→ **Task requirements**
From the top of the entries, reproduce each line exactly, stopping after the line that contains "const dodge = d3.scaleBand().domain(groups).range([yc0". Omit pictures.

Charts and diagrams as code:
(begin)

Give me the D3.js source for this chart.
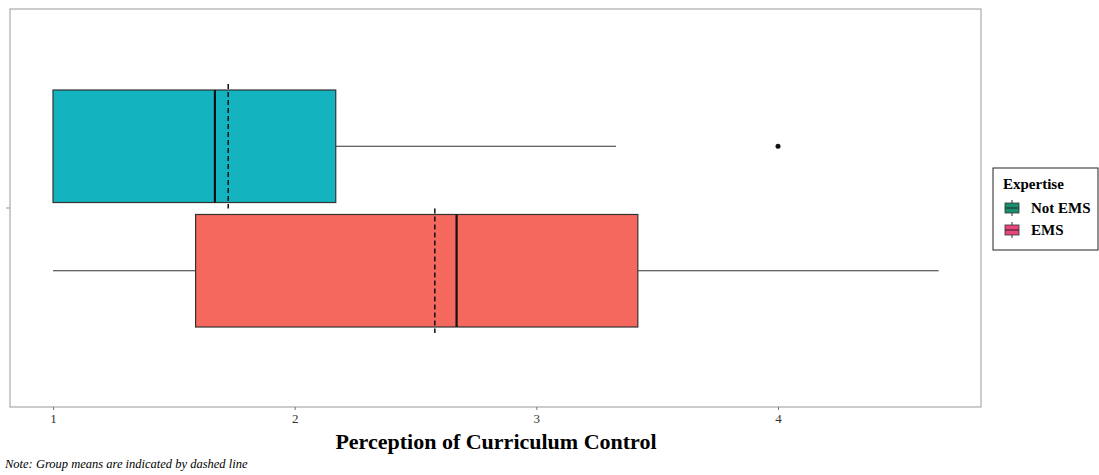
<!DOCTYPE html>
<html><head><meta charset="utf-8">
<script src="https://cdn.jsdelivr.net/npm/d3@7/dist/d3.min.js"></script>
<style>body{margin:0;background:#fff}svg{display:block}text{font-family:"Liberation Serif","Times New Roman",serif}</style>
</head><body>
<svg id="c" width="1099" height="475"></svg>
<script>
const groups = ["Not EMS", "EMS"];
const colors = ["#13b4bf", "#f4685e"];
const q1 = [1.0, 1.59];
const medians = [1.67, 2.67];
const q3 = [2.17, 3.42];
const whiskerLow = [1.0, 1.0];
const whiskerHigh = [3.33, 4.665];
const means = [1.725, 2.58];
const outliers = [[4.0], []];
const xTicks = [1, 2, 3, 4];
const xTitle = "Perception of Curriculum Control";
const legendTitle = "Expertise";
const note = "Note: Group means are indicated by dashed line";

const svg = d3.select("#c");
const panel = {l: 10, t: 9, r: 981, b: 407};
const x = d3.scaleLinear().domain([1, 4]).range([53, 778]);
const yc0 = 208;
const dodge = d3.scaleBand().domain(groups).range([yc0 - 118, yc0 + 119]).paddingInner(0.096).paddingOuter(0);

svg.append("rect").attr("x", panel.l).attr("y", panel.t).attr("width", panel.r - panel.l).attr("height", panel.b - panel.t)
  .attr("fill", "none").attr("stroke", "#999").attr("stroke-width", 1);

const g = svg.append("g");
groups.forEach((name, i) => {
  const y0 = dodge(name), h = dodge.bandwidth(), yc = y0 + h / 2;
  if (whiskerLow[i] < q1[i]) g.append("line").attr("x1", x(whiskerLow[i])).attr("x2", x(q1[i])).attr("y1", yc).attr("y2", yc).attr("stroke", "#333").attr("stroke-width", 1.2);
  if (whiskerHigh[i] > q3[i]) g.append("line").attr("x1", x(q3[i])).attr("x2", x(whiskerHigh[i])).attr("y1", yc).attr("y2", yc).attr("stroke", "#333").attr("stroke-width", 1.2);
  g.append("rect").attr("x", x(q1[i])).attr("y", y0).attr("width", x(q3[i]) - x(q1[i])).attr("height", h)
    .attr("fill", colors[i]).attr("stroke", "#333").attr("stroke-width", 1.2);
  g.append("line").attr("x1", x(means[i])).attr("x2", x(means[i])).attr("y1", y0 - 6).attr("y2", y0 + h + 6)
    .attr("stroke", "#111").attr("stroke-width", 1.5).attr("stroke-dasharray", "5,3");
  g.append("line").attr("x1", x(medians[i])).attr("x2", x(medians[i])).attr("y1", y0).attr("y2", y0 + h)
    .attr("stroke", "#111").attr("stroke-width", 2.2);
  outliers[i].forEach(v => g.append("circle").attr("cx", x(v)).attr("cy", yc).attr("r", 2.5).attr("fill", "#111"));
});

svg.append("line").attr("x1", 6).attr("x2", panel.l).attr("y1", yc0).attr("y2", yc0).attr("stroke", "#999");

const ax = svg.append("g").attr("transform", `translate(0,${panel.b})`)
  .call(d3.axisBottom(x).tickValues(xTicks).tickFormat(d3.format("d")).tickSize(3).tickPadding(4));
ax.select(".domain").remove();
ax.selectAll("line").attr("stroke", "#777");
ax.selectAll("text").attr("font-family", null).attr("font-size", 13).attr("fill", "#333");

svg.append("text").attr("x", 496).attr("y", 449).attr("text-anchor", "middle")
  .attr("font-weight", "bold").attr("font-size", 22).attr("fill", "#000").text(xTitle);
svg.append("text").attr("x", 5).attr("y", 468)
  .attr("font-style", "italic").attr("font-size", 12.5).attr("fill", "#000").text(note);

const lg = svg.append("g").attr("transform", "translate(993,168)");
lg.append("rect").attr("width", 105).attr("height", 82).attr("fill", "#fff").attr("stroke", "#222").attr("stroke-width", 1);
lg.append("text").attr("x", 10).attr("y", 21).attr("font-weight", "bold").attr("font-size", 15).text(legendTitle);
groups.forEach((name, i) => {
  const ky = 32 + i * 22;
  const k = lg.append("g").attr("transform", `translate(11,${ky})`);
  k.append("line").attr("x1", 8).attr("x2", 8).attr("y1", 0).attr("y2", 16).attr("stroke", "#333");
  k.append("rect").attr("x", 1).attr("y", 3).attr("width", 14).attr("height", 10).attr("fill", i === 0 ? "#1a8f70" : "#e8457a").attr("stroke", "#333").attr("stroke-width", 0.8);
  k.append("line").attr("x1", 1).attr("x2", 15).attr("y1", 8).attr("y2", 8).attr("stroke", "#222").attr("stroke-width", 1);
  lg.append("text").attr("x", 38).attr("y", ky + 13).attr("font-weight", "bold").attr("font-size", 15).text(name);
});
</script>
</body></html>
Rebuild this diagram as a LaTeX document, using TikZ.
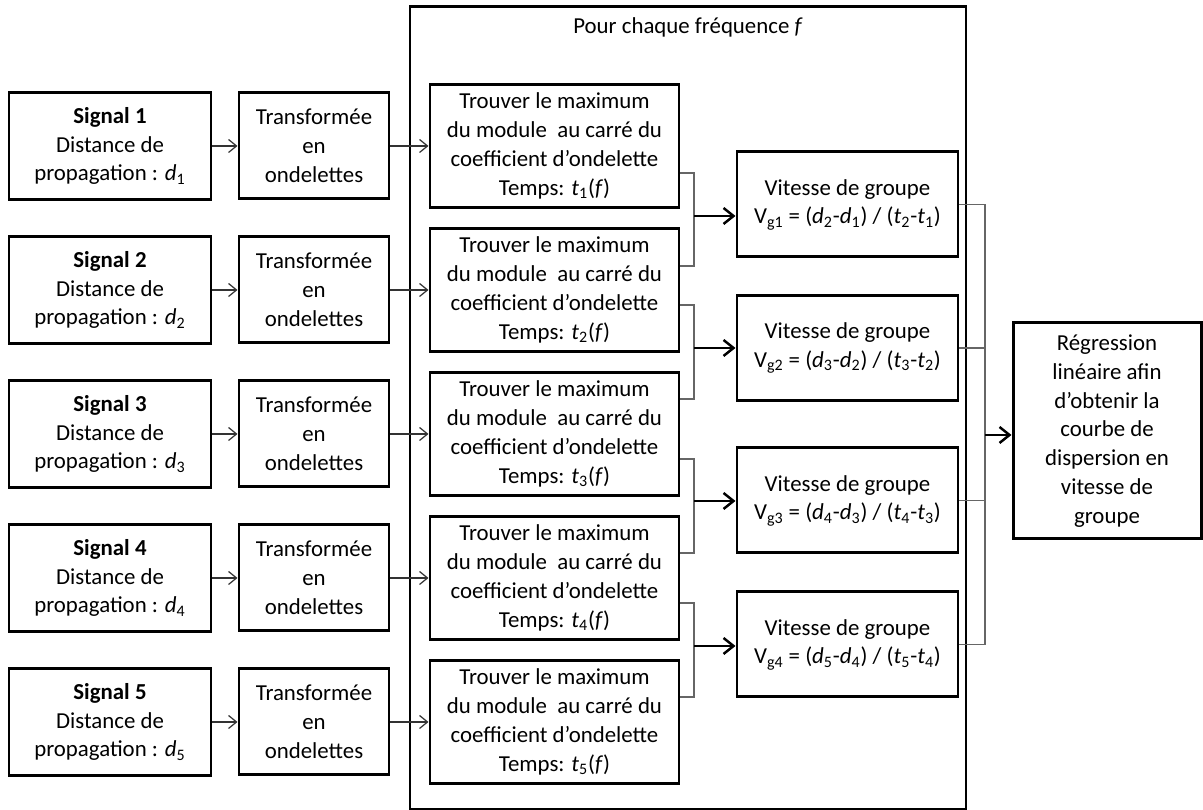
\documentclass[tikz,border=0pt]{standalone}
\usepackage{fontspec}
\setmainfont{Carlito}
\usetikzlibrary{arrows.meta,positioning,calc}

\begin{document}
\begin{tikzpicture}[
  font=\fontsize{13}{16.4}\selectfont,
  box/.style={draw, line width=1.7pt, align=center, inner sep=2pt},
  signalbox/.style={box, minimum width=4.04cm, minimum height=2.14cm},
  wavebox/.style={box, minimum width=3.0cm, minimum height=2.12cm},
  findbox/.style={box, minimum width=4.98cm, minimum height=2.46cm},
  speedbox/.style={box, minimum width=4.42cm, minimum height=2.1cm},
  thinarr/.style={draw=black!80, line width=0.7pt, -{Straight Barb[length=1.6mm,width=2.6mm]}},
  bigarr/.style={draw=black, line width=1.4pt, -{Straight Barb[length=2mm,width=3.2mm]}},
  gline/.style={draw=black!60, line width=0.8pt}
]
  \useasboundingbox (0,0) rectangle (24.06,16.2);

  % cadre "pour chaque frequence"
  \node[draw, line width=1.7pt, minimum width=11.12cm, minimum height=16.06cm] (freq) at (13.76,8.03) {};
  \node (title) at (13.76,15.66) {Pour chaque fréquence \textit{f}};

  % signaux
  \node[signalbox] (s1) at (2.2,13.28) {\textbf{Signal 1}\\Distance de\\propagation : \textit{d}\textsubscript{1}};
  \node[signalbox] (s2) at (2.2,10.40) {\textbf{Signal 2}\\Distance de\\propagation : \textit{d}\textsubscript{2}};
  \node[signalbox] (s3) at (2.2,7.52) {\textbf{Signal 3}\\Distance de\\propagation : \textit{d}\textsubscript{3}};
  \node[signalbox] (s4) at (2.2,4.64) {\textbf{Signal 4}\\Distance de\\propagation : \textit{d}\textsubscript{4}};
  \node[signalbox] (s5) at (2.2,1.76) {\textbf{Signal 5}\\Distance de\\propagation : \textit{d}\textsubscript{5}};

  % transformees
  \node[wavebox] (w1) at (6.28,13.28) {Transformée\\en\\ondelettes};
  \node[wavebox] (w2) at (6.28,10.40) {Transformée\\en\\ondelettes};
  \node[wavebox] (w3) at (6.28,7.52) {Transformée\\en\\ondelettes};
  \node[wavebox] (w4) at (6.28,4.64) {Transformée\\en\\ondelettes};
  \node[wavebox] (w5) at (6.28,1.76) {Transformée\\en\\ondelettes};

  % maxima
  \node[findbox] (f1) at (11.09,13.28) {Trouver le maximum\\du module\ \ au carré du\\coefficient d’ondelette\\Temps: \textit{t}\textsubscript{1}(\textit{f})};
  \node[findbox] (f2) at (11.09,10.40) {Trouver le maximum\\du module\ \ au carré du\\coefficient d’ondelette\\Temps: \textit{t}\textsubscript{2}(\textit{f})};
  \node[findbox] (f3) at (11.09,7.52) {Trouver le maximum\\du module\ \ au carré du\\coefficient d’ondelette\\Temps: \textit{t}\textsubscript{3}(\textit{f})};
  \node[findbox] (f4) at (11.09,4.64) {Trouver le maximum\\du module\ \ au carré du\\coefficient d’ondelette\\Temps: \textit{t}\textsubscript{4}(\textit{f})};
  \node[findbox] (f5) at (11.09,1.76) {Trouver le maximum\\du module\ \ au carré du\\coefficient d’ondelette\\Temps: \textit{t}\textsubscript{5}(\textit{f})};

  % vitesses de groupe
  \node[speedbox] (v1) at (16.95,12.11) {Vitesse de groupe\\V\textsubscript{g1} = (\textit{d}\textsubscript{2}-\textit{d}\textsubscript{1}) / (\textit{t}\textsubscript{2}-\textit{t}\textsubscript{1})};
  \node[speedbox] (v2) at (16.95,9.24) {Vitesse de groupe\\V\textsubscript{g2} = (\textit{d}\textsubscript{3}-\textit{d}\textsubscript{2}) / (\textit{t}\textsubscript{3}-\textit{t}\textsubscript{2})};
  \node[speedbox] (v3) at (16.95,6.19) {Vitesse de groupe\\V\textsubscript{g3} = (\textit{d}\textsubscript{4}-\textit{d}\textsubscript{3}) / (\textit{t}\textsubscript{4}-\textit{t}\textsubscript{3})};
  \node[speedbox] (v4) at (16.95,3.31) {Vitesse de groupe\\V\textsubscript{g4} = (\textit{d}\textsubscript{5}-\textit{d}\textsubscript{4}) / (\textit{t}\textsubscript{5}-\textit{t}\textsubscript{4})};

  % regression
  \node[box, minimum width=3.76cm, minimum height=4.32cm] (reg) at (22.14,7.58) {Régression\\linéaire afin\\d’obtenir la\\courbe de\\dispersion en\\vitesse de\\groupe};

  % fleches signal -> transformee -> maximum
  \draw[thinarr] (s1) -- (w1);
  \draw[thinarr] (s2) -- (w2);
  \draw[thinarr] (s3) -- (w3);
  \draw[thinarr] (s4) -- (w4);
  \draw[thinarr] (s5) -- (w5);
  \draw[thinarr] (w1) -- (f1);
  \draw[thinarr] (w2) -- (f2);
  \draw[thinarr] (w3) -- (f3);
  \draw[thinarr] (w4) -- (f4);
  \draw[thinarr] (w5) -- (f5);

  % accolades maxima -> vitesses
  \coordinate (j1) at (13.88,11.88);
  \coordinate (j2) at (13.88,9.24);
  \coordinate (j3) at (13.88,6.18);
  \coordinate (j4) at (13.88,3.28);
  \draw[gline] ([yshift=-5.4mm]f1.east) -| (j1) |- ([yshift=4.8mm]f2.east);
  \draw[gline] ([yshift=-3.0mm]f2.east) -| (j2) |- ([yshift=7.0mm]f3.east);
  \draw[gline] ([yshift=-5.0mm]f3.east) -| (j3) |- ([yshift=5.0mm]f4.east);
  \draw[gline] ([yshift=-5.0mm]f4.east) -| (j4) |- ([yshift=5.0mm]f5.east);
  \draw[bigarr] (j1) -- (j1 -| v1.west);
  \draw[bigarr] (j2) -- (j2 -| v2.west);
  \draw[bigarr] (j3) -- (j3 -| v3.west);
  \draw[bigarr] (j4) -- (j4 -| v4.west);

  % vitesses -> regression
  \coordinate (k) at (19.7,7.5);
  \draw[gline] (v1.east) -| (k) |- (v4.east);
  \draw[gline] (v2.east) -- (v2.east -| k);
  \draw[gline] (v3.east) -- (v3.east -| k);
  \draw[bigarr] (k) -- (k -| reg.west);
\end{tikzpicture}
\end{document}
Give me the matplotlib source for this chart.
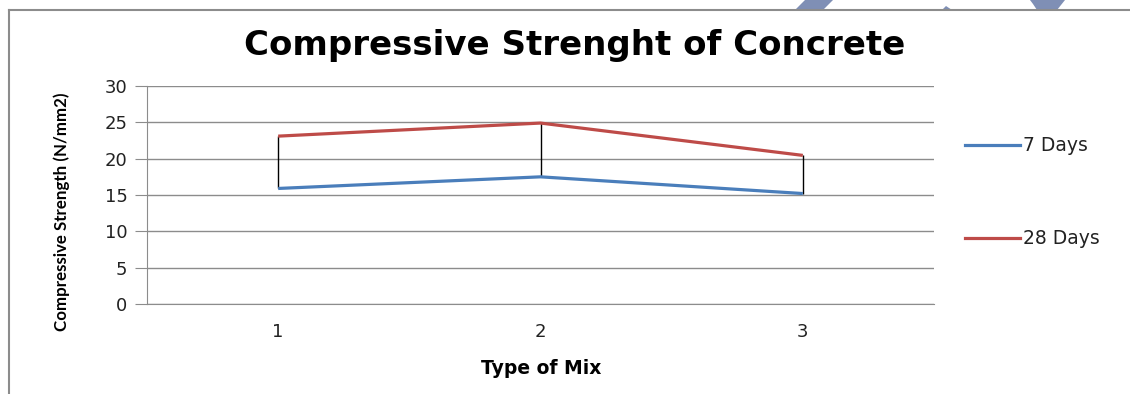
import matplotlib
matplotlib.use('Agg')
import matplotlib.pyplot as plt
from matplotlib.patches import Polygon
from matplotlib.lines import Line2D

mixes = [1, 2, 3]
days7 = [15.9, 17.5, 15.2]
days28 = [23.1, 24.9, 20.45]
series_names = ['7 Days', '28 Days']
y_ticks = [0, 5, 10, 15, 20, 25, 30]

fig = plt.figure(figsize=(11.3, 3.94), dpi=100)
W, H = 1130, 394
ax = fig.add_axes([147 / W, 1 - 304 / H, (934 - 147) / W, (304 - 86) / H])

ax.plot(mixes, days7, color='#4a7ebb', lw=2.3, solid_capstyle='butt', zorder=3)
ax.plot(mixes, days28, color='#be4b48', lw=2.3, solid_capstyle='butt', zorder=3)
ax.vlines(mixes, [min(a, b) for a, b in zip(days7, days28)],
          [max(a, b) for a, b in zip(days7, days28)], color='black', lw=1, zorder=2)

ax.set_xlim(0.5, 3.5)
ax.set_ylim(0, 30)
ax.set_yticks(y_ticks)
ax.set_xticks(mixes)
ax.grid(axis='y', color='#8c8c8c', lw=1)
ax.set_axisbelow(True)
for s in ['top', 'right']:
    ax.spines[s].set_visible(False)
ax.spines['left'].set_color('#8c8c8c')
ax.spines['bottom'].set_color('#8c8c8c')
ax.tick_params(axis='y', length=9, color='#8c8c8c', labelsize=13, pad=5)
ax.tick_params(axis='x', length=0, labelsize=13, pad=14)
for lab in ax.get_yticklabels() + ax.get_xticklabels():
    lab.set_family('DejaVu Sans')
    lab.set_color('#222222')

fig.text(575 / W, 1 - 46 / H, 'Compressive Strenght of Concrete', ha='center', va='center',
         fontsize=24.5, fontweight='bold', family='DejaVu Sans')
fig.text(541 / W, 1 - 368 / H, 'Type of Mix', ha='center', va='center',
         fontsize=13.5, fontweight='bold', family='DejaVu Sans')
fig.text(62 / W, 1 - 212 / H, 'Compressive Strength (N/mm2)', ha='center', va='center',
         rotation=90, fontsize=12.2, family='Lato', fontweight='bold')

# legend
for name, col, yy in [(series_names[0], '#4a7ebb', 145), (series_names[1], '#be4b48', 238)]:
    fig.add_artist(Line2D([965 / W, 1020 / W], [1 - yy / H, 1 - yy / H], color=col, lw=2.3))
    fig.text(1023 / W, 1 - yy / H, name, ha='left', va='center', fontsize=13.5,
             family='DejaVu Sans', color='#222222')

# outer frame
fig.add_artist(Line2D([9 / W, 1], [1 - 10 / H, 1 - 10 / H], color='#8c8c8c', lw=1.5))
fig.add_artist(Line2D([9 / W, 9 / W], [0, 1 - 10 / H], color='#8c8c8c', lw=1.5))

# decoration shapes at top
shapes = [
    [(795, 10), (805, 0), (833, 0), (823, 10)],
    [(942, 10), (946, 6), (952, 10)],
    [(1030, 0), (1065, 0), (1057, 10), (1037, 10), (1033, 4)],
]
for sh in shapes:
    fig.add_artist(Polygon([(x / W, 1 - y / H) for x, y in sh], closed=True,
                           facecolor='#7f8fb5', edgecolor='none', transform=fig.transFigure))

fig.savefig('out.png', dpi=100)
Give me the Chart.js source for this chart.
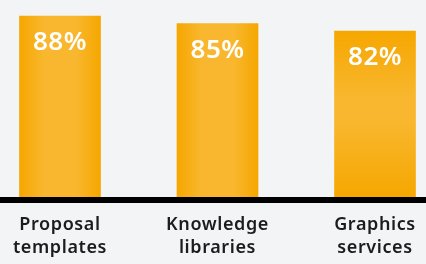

(end)

→ **Exercise response**
Give me the D3.js source for this chart.
<!DOCTYPE html>
<html><head><meta charset="utf-8">
<script src="https://cdn.jsdelivr.net/npm/d3@7/dist/d3.min.js"></script>
<style>body{margin:0;background:#fff}svg{display:block}text{font-family:"Liberation Serif","Times New Roman",serif}</style>
</head><body>
<svg id="c" width="1099" height="475"></svg>
<script>
const groups = ["Not EMS", "EMS"];
const colors = ["#13b4bf", "#f4685e"];
const q1 = [1.0, 1.59];
const medians = [1.67, 2.67];
const q3 = [2.17, 3.42];
const whiskerLow = [1.0, 1.0];
const whiskerHigh = [3.33, 4.665];
const means = [1.725, 2.58];
const outliers = [[4.0], []];
const xTicks = [1, 2, 3, 4];
const xTitle = "Perception of Curriculum Control";
const legendTitle = "Expertise";
const note = "Note: Group means are indicated by dashed line";

const svg = d3.select("#c");
const panel = {l: 10, t: 9, r: 981, b: 407};
const x = d3.scaleLinear().domain([1, 4]).range([53, 778]);
const yc0 = 208;
const dodge = d3.scaleBand().domain(groups).range([yc0 - 118, yc0 + 119]).paddingInner(0.096).paddingOuter(0);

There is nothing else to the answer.